(Stated task) Only the lines from the start of the data through the line containing "0.728, 0.718, 0.71];" should be written out, exactly as they are, with both ends included and the pictures left out.

(Information provided)
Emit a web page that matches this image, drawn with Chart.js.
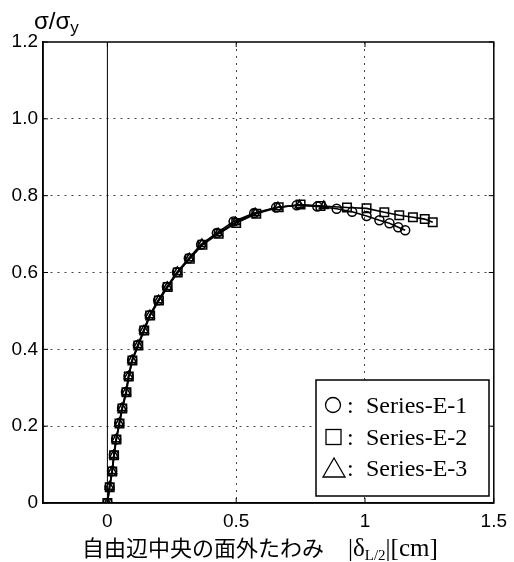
<!DOCTYPE html>
<html lang="ja">
<head>
<meta charset="UTF-8">
<title>σ/σy - 自由辺中央の面外たわみ</title>
<script src="https://cdn.jsdelivr.net/npm/chart.js@4.4.1/dist/chart.umd.min.js"></script>
<style>
  html, body { margin: 0; padding: 0; background: #fff; }
  #wrap { width: 514px; height: 562px; }
</style>
</head>
<body>
<div id="wrap"><canvas id="chart" width="514" height="562"></canvas></div>
<script>
// axis ticks
const xTicks = [0, 0.5, 1, 1.5];
const yTicks = [0, 0.2, 0.4, 0.6, 0.8, 1.0, 1.2];

const seriesNames = ['Series-E-1', 'Series-E-2', 'Series-E-3'];

// Series-E-1 (circles)
const e1X = [0, 0.008, 0.018, 0.025, 0.034, 0.046, 0.057, 0.072, 0.082, 0.096, 0.118, 0.141, 0.164, 0.197, 0.231, 0.27, 0.316, 0.364, 0.425, 0.49, 0.57, 0.655, 0.735, 0.815, 0.89, 0.95, 1.006, 1.056, 1.095, 1.129, 1.156];
const e1Y = [0, 0.042, 0.083, 0.125, 0.166, 0.208, 0.247, 0.289, 0.33, 0.372, 0.411, 0.45, 0.489, 0.528, 0.563, 0.601, 0.637, 0.673, 0.703, 0.733, 0.755, 0.769, 0.775, 0.772, 0.766, 0.758, 0.747, 0.736, 0.728, 0.718, 0.71];

// Series-E-2 (squares)
const e2X = [0, 0.009, 0.019, 0.026, 0.035, 0.047, 0.058, 0.074, 0.083, 0.097, 0.12, 0.143, 0.166, 0.2, 0.234, 0.273, 0.32, 0.369, 0.432, 0.5, 0.578, 0.665, 0.75, 0.827, 0.93, 1.006, 1.075, 1.133, 1.186, 1.232, 1.263];
const e2Y = [0, 0.041, 0.082, 0.124, 0.165, 0.207, 0.246, 0.288, 0.329, 0.371, 0.41, 0.449, 0.488, 0.527, 0.562, 0.6, 0.636, 0.672, 0.701, 0.729, 0.753, 0.77, 0.777, 0.773, 0.769, 0.767, 0.757, 0.749, 0.744, 0.739, 0.731];

// Series-E-3 (triangles)
const e3X = [0, 0.008, 0.019, 0.025, 0.034, 0.046, 0.057, 0.073, 0.082, 0.096, 0.119, 0.142, 0.165, 0.199, 0.233, 0.272, 0.318, 0.367, 0.43, 0.497, 0.574, 0.662, 0.746, 0.84];
const e3Y = [0, 0.042, 0.083, 0.125, 0.166, 0.208, 0.247, 0.289, 0.33, 0.372, 0.411, 0.45, 0.489, 0.528, 0.562, 0.601, 0.637, 0.674, 0.702, 0.731, 0.754, 0.77, 0.775, 0.773];

const toPoints = (xs, ys) => xs.map((x, i) => ({ x: x, y: ys[i] }));

const frame = {
  id: 'frame',
  beforeDatasetsDraw(chart) {
    const { ctx, chartArea: a, scales } = chart;
    // solid line at x = 0
    const x0 = scales.x.getPixelForValue(0);
    ctx.save();
    ctx.strokeStyle = '#000';
    ctx.lineWidth = 1;
    ctx.beginPath();
    ctx.moveTo(x0, a.top);
    ctx.lineTo(x0, a.bottom);
    ctx.stroke();
    ctx.restore();
  },
  afterDraw(chart) {
    const { ctx, chartArea: a, scales } = chart;
    ctx.save();
    // plot box
    ctx.strokeStyle = '#000';
    ctx.lineWidth = 1.5;
    ctx.strokeRect(a.left, a.top, a.right - a.left, a.bottom - a.top);
    // inward tick marks
    ctx.lineWidth = 1;
    xTicks.forEach(v => {
      const px = scales.x.getPixelForValue(v);
      ctx.beginPath();
      ctx.moveTo(px, a.bottom); ctx.lineTo(px, a.bottom - 5);
      ctx.moveTo(px, a.top); ctx.lineTo(px, a.top + 5);
      ctx.stroke();
    });
    yTicks.forEach(v => {
      const py = scales.y.getPixelForValue(v);
      ctx.beginPath();
      ctx.moveTo(a.left, py); ctx.lineTo(a.left + 5, py);
      ctx.moveTo(a.right, py); ctx.lineTo(a.right - 5, py);
      ctx.stroke();
    });

    // legend
    const lx = 316, ly = 380, lw = 173, lh = 116;
    ctx.fillStyle = '#fff';
    ctx.fillRect(lx, ly, lw, lh);
    ctx.lineWidth = 1.5;
    ctx.strokeRect(lx, ly, lw, lh);
    const rows = [405, 437, 468];
    ctx.fillStyle = '#000';
    ctx.lineWidth = 1.3;
    // circle
    ctx.beginPath();
    ctx.arc(333, rows[0], 7.5, 0, Math.PI * 2);
    ctx.stroke();
    // square
    ctx.strokeRect(326, rows[1] - 7.5, 15, 15);
    // triangle
    ctx.beginPath();
    ctx.moveTo(334, rows[2] - 10);
    ctx.lineTo(345, rows[2] + 9);
    ctx.lineTo(323, rows[2] + 9);
    ctx.closePath();
    ctx.stroke();
    ctx.font = '24px "Liberation Serif"';
    ctx.textBaseline = 'alphabetic';
    ctx.textAlign = 'left';
    seriesNames.forEach((name, i) => {
      ctx.fillText(':', 347, rows[i] + 8);
      ctx.fillText(name, 366, rows[i] + 8);
    });

    // y axis title
    ctx.font = '24px "Liberation Sans"';
    ctx.fillText('σ/σ', 34, 29);
    const w = ctx.measureText('σ/σ').width;
    ctx.font = '17px "Liberation Sans"';
    ctx.fillText('y', 34 + w, 33);

    // x axis title
    ctx.font = '22px "Noto Sans CJK JP"';
    ctx.fillText('自由辺中央の面外たわみ', 82, 556);
    ctx.font = '25px "Liberation Serif"';
    let x = 348;
    ctx.fillText('|', x, 556); x += ctx.measureText('|').width;
    ctx.fillText('δ', x, 556); x += ctx.measureText('δ').width;
    ctx.font = '15px "Liberation Serif"';
    ctx.fillText('L/2', x, 560); x += ctx.measureText('L/2').width;
    ctx.font = '25px "Liberation Serif"';
    ctx.fillText('|', x, 556); x += ctx.measureText('|').width;
    ctx.fillText('[cm]', x, 556);
    ctx.restore();
  }
};

const gridDash = [2, 5];

new Chart(document.getElementById('chart'), {
  type: 'scatter',
  data: {
    datasets: [
      { label: seriesNames[0], data: toPoints(e1X, e1Y), showLine: true, borderColor: '#000', borderWidth: 1.6,
        pointStyle: 'circle', pointRadius: 4.5, pointBorderWidth: 1.5, pointBackgroundColor: 'rgba(255,255,255,0)', pointBorderColor: '#000' },
      { label: seriesNames[1], data: toPoints(e2X, e2Y), showLine: true, borderColor: '#000', borderWidth: 1.6,
        pointStyle: 'rect', pointRadius: 6, pointBorderWidth: 1.5, pointBackgroundColor: 'rgba(255,255,255,0)', pointBorderColor: '#000' },
      { label: seriesNames[2], data: toPoints(e3X, e3Y), showLine: true, borderColor: '#000', borderWidth: 1.6,
        pointStyle: 'triangle', pointRadius: 5, pointBorderWidth: 1.5, pointBackgroundColor: 'rgba(255,255,255,0)', pointBorderColor: '#000' }
    ]
  },
  options: {
    responsive: false,
    animation: false,
    devicePixelRatio: 1,
    layout: { padding: { top: 42, right: 15, left: 0, bottom: 0 } },
    plugins: { legend: { display: false }, tooltip: { enabled: false } },
    scales: {
      x: {
        type: 'linear',
        min: -0.25,
        max: 1.5,
        afterBuildTicks: s => { s.ticks = xTicks.map(v => ({ value: v })); },
        afterFit: s => { s.height = 59; },
        grid: {
          drawTicks: false,
          lineWidth: 1,
          color: c => (c.tick && (c.tick.value === 0 || c.tick.value === 1.5)) ? 'rgba(0,0,0,0)' : '#444'
        },
        border: { display: true, color: '#000', width: 1.5, dash: gridDash },
        ticks: {
          padding: 7,
          color: '#000',
          font: { family: '"Liberation Sans", Arial, sans-serif', size: 19 },
          maxRotation: 0,
          callback: v => v === 0 ? '0' : String(v)
        }
      },
      y: {
        type: 'linear',
        min: 0,
        max: 1.2,
        afterBuildTicks: s => { s.ticks = yTicks.map(v => ({ value: v })); },
        afterFit: s => { s.width = 43; },
        grid: {
          drawTicks: false,
          lineWidth: 1,
          color: c => (c.tick && (c.tick.value === 0 || c.tick.value === 1.2)) ? 'rgba(0,0,0,0)' : '#444'
        },
        border: { display: true, color: '#000', width: 1.5, dash: gridDash },
        ticks: {
          padding: 5,
          color: '#000',
          font: { family: '"Liberation Sans", Arial, sans-serif', size: 19 },
          callback: v => v === 0 ? '0' : v.toFixed(1)
        }
      }
    }
  },
  plugins: [frame]
});
</script>
</body>
</html>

(Response to this exercise)
Emit a web page that matches this image, drawn with Chart.js.
<!DOCTYPE html>
<html lang="ja">
<head>
<meta charset="UTF-8">
<title>σ/σy - 自由辺中央の面外たわみ</title>
<script src="https://cdn.jsdelivr.net/npm/chart.js@4.4.1/dist/chart.umd.min.js"></script>
<style>
  html, body { margin: 0; padding: 0; background: #fff; }
  #wrap { width: 514px; height: 562px; }
</style>
</head>
<body>
<div id="wrap"><canvas id="chart" width="514" height="562"></canvas></div>
<script>
// axis ticks
const xTicks = [0, 0.5, 1, 1.5];
const yTicks = [0, 0.2, 0.4, 0.6, 0.8, 1.0, 1.2];

const seriesNames = ['Series-E-1', 'Series-E-2', 'Series-E-3'];

// Series-E-1 (circles)
const e1X = [0, 0.008, 0.018, 0.025, 0.034, 0.046, 0.057, 0.072, 0.082, 0.096, 0.118, 0.141, 0.164, 0.197, 0.231, 0.27, 0.316, 0.364, 0.425, 0.49, 0.57, 0.655, 0.735, 0.815, 0.89, 0.95, 1.006, 1.056, 1.095, 1.129, 1.156];
const e1Y = [0, 0.042, 0.083, 0.125, 0.166, 0.208, 0.247, 0.289, 0.33, 0.372, 0.411, 0.45, 0.489, 0.528, 0.563, 0.601, 0.637, 0.673, 0.703, 0.733, 0.755, 0.769, 0.775, 0.772, 0.766, 0.758, 0.747, 0.736, 0.728, 0.718, 0.71];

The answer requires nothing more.